** begin **

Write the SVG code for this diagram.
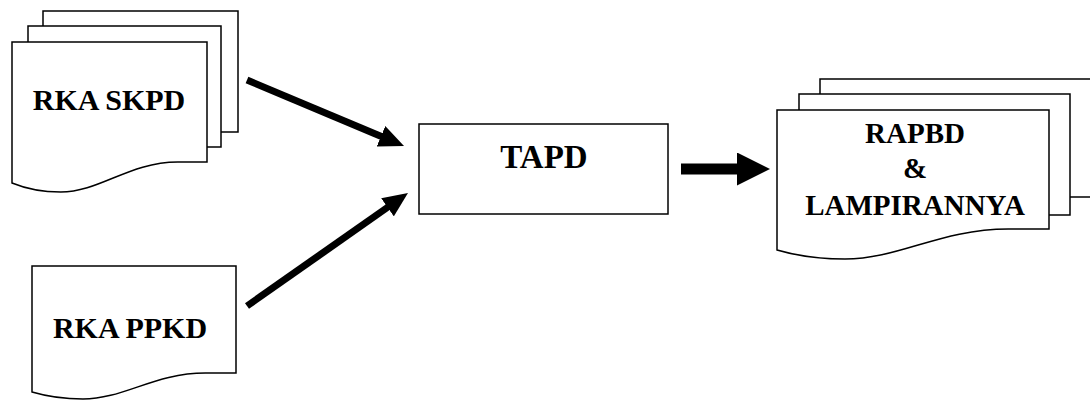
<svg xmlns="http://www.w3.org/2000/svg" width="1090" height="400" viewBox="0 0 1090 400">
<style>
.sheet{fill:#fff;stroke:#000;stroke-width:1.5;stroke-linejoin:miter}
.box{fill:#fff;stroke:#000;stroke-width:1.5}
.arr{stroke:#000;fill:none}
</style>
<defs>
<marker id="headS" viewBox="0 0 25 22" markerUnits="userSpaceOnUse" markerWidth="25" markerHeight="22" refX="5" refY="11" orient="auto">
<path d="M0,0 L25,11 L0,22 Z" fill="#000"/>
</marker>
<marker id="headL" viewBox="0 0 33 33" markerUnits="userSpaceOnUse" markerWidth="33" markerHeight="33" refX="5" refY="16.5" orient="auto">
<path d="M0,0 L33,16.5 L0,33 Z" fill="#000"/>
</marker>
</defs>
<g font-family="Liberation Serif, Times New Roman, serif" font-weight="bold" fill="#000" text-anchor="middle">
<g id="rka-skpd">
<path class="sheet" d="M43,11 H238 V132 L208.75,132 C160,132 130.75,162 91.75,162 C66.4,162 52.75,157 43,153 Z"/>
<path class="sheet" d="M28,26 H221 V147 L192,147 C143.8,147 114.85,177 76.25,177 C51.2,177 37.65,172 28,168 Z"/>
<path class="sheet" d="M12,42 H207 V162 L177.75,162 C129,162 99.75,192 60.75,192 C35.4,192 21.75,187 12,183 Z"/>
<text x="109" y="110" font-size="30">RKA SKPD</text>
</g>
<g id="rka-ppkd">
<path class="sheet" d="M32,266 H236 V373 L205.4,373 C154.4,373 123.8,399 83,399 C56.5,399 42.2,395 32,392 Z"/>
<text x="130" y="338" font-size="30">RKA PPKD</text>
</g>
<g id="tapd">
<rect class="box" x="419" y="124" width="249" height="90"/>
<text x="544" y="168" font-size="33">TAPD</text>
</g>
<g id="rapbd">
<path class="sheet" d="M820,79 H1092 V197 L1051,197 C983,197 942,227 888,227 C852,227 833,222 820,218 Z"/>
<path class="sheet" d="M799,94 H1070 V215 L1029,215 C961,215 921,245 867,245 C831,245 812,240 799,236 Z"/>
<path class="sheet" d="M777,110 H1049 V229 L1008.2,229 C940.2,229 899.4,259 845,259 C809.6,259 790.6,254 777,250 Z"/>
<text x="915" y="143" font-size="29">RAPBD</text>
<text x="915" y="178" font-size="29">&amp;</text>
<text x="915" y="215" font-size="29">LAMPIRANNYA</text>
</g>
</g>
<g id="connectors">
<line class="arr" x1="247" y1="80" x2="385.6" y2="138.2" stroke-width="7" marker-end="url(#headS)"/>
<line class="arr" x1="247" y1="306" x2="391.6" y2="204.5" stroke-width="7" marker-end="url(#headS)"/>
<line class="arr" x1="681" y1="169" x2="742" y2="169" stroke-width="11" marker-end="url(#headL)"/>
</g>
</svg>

** end **
** begin **

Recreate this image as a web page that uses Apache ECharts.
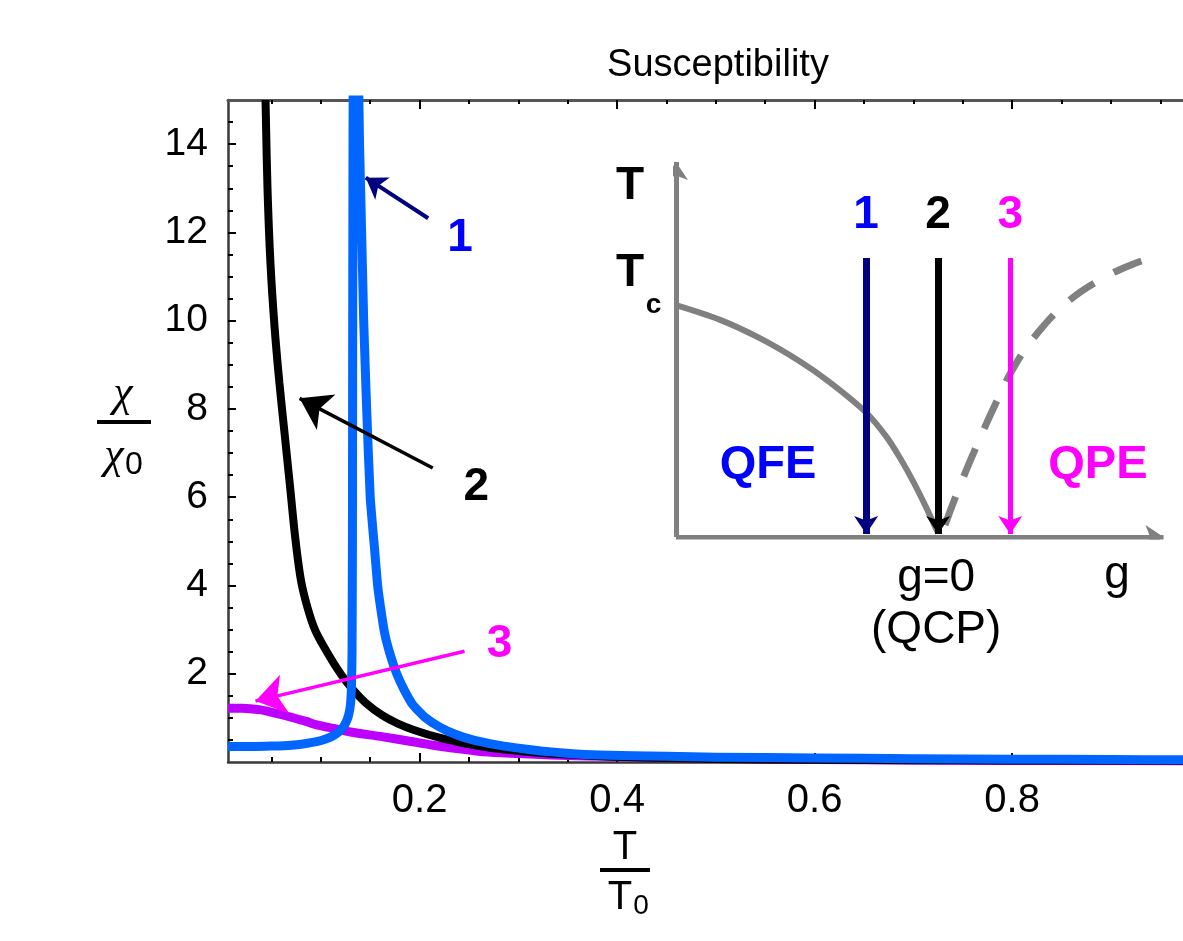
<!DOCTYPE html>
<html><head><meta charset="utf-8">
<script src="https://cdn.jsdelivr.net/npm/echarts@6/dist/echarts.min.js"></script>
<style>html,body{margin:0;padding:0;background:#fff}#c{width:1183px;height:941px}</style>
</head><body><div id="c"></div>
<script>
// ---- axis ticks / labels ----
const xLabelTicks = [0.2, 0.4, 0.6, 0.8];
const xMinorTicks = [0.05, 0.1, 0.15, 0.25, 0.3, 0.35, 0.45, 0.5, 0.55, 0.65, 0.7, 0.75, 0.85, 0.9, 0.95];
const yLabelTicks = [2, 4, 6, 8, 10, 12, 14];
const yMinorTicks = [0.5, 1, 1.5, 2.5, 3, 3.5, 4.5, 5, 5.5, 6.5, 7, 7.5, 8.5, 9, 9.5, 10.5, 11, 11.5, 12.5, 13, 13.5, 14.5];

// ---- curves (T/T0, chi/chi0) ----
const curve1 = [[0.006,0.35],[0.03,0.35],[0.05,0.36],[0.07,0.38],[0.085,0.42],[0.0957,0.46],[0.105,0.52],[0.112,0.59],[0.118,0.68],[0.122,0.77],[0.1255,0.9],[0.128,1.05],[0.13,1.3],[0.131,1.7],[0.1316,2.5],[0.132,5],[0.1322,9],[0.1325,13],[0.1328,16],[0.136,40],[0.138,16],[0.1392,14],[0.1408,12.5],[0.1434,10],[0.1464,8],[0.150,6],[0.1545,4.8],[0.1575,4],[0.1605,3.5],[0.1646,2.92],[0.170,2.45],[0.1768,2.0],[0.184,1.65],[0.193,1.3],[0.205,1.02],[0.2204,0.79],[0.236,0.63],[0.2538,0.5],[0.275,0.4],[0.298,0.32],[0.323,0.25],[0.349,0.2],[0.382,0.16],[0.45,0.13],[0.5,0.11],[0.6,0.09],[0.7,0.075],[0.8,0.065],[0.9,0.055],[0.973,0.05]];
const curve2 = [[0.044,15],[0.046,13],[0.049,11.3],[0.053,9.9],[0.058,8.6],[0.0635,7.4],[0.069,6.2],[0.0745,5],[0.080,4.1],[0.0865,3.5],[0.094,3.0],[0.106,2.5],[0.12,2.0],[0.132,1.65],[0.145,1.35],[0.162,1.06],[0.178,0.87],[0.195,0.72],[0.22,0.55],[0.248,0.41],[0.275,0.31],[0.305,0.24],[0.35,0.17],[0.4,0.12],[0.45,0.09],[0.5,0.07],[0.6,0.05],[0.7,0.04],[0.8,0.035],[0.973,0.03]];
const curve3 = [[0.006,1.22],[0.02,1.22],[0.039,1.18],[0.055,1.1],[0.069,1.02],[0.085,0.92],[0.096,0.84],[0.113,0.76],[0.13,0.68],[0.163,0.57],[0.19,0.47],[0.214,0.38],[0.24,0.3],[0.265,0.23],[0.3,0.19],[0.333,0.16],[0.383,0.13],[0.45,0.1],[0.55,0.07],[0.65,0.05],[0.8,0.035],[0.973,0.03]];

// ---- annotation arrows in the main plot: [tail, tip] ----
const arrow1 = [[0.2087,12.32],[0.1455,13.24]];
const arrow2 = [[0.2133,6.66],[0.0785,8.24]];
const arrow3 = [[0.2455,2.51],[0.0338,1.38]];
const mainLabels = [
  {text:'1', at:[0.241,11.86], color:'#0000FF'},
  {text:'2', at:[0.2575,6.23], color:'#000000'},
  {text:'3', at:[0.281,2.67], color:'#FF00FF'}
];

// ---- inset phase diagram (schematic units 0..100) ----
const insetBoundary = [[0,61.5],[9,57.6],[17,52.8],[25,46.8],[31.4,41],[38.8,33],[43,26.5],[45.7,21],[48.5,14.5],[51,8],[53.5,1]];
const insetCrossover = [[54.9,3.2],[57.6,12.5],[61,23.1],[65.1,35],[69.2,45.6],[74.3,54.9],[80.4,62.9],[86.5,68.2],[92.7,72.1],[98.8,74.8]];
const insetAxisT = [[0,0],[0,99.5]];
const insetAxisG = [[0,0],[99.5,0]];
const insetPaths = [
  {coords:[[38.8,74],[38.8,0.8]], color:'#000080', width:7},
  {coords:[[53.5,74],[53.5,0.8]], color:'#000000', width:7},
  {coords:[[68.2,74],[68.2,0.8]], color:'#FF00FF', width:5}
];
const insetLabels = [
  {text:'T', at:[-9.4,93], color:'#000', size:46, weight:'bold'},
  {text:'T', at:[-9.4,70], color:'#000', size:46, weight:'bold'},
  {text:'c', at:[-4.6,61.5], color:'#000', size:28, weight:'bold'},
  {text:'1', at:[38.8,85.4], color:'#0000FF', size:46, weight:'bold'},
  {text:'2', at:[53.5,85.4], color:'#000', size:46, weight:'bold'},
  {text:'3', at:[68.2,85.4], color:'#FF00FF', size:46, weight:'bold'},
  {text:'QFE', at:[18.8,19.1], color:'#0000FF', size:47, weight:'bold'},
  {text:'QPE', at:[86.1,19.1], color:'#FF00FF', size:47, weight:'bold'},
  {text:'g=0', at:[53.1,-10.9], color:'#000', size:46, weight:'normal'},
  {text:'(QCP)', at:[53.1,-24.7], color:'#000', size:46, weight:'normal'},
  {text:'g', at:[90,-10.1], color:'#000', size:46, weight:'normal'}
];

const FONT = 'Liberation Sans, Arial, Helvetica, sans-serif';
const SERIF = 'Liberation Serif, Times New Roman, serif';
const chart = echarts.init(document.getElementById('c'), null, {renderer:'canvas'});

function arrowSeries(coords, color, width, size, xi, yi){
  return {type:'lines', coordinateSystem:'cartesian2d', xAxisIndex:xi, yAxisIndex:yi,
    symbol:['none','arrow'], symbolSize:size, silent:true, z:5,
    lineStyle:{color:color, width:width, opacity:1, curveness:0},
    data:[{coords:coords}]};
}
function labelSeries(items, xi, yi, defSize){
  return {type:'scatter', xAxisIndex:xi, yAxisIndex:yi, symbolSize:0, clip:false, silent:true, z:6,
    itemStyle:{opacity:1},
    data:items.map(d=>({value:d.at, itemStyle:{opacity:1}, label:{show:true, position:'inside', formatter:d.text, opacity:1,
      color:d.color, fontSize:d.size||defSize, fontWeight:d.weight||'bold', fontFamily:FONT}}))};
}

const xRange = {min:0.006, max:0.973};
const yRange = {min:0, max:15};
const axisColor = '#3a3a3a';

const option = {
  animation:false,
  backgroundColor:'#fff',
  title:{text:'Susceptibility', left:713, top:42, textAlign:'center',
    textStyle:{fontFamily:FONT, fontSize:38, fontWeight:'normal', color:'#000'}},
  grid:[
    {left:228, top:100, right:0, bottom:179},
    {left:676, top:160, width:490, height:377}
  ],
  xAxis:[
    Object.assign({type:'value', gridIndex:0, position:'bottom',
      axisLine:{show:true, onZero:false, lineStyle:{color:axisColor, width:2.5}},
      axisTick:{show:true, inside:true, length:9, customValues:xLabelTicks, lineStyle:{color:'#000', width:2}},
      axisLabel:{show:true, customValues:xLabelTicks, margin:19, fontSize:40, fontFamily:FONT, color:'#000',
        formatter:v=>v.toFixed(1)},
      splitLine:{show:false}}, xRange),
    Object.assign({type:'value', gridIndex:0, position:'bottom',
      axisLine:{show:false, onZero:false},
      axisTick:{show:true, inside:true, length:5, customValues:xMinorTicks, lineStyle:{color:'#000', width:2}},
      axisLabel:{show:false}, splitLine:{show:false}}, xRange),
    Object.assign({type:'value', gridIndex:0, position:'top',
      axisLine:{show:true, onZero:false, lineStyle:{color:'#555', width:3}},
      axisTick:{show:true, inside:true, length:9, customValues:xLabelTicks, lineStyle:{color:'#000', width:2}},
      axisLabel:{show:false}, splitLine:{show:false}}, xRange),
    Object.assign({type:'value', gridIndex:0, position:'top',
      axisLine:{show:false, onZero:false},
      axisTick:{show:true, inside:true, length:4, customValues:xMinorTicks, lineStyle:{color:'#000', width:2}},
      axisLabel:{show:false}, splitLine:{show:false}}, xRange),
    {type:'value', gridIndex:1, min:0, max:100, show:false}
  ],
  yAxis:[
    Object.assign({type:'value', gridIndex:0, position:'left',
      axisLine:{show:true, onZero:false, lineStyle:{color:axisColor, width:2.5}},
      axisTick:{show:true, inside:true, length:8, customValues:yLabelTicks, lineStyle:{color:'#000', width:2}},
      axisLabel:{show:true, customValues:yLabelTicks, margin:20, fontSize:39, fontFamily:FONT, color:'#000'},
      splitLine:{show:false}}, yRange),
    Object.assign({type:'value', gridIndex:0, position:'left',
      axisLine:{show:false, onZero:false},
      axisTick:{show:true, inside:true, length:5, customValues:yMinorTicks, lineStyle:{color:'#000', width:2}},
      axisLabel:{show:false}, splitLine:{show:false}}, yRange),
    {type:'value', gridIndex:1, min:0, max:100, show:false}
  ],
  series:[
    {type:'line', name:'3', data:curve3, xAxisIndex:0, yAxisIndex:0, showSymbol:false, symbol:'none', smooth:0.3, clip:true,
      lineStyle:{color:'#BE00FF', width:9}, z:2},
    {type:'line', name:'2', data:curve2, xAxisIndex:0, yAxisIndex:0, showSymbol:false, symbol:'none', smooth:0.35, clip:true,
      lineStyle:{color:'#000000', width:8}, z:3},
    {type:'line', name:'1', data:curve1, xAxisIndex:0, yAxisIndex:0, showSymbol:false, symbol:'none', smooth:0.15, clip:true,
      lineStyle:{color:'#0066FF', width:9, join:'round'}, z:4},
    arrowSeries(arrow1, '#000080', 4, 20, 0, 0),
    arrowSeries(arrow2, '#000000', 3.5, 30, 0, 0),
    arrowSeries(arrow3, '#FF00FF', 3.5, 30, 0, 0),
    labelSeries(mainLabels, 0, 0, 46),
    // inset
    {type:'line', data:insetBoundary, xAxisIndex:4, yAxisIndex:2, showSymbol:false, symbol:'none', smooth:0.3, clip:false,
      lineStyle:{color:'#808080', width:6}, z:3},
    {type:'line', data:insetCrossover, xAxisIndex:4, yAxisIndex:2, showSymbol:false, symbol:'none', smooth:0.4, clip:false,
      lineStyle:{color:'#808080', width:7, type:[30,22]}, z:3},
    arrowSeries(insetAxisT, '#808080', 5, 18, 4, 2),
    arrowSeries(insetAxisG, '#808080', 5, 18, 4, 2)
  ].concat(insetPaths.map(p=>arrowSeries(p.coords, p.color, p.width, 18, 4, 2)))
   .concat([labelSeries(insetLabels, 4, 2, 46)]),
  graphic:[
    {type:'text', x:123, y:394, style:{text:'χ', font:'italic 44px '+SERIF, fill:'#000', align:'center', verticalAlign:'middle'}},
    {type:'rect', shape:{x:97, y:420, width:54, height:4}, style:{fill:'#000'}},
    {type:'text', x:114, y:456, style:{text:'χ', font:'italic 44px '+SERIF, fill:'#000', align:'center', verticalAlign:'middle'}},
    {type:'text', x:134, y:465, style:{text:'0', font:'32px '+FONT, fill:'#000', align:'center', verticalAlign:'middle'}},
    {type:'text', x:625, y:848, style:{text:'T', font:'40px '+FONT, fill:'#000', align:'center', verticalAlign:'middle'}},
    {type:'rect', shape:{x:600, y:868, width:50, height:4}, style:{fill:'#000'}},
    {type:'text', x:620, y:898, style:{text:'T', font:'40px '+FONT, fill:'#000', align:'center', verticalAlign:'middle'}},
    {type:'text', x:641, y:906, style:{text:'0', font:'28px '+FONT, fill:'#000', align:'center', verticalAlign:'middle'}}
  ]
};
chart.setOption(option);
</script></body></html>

** end **

* _What is being asked_:
Where does the word "diagram" appear? Return each line that holds it.

* _Solved exercise_:
Write the SVG code for this diagram.
// ---- inset phase diagram (schematic units 0..100) ----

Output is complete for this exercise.